▶ **Data**:
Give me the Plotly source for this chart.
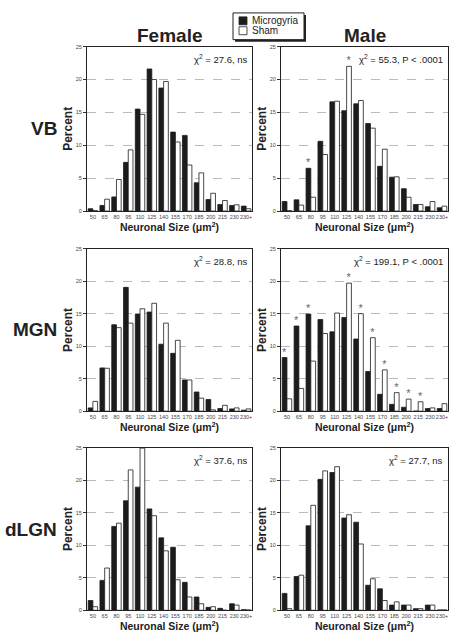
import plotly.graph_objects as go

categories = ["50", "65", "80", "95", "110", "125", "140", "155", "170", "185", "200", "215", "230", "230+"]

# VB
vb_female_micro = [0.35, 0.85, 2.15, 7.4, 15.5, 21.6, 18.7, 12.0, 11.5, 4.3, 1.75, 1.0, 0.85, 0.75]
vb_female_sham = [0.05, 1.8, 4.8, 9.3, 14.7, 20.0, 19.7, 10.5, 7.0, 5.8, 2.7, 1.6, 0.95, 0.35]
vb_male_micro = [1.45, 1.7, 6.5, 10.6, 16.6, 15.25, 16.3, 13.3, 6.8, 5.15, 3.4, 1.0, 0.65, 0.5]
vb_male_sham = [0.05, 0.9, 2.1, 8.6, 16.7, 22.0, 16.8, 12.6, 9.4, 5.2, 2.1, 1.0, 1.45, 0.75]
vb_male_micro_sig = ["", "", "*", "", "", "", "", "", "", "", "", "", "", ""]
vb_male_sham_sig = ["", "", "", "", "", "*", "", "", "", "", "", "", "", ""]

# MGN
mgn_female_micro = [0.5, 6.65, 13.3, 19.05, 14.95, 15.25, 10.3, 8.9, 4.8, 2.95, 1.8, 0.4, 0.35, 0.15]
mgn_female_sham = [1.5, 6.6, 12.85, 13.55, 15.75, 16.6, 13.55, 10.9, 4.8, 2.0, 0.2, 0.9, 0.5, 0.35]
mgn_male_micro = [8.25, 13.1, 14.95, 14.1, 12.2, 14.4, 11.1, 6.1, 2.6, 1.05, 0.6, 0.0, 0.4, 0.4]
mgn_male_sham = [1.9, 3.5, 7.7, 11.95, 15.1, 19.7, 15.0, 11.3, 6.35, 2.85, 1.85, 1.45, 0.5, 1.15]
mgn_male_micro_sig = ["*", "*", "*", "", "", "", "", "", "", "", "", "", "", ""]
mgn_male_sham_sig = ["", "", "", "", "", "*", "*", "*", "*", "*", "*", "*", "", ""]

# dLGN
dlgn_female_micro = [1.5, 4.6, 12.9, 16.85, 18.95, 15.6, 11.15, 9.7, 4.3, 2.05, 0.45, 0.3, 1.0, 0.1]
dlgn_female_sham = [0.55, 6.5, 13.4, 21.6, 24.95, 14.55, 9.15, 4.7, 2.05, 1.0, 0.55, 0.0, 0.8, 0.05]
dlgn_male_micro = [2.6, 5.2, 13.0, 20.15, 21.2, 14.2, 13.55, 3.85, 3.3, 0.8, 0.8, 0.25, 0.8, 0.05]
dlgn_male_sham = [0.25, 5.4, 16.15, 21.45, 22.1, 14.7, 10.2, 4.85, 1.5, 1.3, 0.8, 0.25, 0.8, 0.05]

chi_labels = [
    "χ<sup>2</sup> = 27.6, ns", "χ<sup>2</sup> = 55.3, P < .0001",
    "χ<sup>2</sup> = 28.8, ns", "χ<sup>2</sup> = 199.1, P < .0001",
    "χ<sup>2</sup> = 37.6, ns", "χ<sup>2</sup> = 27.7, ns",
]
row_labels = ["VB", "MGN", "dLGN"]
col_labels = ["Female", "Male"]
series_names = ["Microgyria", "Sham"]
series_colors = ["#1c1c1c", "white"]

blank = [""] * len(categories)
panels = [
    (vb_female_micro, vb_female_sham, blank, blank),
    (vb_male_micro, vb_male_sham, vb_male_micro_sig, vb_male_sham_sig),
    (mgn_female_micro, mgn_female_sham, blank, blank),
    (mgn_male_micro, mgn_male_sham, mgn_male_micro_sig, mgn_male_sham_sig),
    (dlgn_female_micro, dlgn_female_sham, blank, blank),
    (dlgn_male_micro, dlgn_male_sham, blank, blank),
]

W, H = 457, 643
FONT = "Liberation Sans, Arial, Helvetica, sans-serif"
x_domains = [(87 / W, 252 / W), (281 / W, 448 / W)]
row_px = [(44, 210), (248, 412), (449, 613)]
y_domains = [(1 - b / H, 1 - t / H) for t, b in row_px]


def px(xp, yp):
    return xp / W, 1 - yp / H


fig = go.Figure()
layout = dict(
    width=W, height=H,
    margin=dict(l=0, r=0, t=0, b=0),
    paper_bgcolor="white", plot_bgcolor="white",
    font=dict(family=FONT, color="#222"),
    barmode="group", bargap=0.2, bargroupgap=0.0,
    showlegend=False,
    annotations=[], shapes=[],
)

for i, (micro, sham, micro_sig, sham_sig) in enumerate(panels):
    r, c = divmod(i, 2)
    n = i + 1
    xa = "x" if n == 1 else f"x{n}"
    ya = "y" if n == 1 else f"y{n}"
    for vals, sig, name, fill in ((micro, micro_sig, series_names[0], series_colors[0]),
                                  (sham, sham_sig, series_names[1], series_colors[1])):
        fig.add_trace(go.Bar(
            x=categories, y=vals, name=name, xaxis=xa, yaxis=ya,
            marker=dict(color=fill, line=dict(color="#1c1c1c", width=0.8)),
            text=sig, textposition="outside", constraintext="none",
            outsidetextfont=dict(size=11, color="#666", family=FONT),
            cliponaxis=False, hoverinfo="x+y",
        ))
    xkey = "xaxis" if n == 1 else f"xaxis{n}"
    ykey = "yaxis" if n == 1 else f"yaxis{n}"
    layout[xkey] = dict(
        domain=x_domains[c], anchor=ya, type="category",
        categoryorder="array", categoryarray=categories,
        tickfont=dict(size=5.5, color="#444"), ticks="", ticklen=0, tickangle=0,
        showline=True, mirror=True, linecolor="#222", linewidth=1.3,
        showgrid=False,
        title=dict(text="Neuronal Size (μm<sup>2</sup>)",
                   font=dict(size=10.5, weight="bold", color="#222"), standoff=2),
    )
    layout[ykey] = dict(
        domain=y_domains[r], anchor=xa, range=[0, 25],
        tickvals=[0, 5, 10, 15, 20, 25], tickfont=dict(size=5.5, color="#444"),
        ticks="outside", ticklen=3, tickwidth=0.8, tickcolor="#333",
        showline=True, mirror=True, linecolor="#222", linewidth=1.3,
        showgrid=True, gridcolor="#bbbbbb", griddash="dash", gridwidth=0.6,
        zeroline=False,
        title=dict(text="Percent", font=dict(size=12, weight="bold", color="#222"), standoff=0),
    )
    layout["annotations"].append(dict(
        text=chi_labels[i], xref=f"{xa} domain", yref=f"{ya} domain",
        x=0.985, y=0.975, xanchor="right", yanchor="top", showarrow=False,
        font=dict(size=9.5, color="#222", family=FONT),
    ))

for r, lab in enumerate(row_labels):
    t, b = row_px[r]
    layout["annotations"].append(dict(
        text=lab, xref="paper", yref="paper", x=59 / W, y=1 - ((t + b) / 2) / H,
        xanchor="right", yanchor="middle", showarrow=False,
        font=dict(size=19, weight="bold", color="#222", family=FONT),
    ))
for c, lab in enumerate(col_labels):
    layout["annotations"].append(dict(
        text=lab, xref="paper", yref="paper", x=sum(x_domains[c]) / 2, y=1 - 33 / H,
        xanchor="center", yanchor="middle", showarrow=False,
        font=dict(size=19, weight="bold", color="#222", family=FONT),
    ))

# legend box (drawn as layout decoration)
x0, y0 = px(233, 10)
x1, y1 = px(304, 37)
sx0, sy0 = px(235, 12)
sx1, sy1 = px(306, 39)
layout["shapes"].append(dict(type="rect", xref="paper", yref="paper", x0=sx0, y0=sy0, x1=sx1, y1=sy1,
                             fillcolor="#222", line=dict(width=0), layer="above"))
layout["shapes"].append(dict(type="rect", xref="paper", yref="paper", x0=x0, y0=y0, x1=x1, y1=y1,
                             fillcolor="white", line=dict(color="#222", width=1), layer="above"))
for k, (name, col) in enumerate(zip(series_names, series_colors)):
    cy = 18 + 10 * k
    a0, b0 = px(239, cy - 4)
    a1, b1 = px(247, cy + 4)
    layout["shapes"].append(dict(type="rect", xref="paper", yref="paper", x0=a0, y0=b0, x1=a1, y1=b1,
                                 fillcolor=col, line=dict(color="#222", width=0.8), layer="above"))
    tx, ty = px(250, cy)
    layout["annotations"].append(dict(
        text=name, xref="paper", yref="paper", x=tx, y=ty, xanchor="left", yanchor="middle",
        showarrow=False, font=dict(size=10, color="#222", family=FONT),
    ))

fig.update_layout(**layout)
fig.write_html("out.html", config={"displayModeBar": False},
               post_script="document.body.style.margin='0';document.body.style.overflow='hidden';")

▶ **Prompt**:
Write out the lines from the start of the material to the line with "1.3, 0.8, 0.25, 0.8, 0.05]", inclusive and exactly. Skip the pictures.

▶ **Result for this task**:
Give me the Plotly source for this chart.
import plotly.graph_objects as go

categories = ["50", "65", "80", "95", "110", "125", "140", "155", "170", "185", "200", "215", "230", "230+"]

# VB
vb_female_micro = [0.35, 0.85, 2.15, 7.4, 15.5, 21.6, 18.7, 12.0, 11.5, 4.3, 1.75, 1.0, 0.85, 0.75]
vb_female_sham = [0.05, 1.8, 4.8, 9.3, 14.7, 20.0, 19.7, 10.5, 7.0, 5.8, 2.7, 1.6, 0.95, 0.35]
vb_male_micro = [1.45, 1.7, 6.5, 10.6, 16.6, 15.25, 16.3, 13.3, 6.8, 5.15, 3.4, 1.0, 0.65, 0.5]
vb_male_sham = [0.05, 0.9, 2.1, 8.6, 16.7, 22.0, 16.8, 12.6, 9.4, 5.2, 2.1, 1.0, 1.45, 0.75]
vb_male_micro_sig = ["", "", "*", "", "", "", "", "", "", "", "", "", "", ""]
vb_male_sham_sig = ["", "", "", "", "", "*", "", "", "", "", "", "", "", ""]

# MGN
mgn_female_micro = [0.5, 6.65, 13.3, 19.05, 14.95, 15.25, 10.3, 8.9, 4.8, 2.95, 1.8, 0.4, 0.35, 0.15]
mgn_female_sham = [1.5, 6.6, 12.85, 13.55, 15.75, 16.6, 13.55, 10.9, 4.8, 2.0, 0.2, 0.9, 0.5, 0.35]
mgn_male_micro = [8.25, 13.1, 14.95, 14.1, 12.2, 14.4, 11.1, 6.1, 2.6, 1.05, 0.6, 0.0, 0.4, 0.4]
mgn_male_sham = [1.9, 3.5, 7.7, 11.95, 15.1, 19.7, 15.0, 11.3, 6.35, 2.85, 1.85, 1.45, 0.5, 1.15]
mgn_male_micro_sig = ["*", "*", "*", "", "", "", "", "", "", "", "", "", "", ""]
mgn_male_sham_sig = ["", "", "", "", "", "*", "*", "*", "*", "*", "*", "*", "", ""]

# dLGN
dlgn_female_micro = [1.5, 4.6, 12.9, 16.85, 18.95, 15.6, 11.15, 9.7, 4.3, 2.05, 0.45, 0.3, 1.0, 0.1]
dlgn_female_sham = [0.55, 6.5, 13.4, 21.6, 24.95, 14.55, 9.15, 4.7, 2.05, 1.0, 0.55, 0.0, 0.8, 0.05]
dlgn_male_micro = [2.6, 5.2, 13.0, 20.15, 21.2, 14.2, 13.55, 3.85, 3.3, 0.8, 0.8, 0.25, 0.8, 0.05]
dlgn_male_sham = [0.25, 5.4, 16.15, 21.45, 22.1, 14.7, 10.2, 4.85, 1.5, 1.3, 0.8, 0.25, 0.8, 0.05]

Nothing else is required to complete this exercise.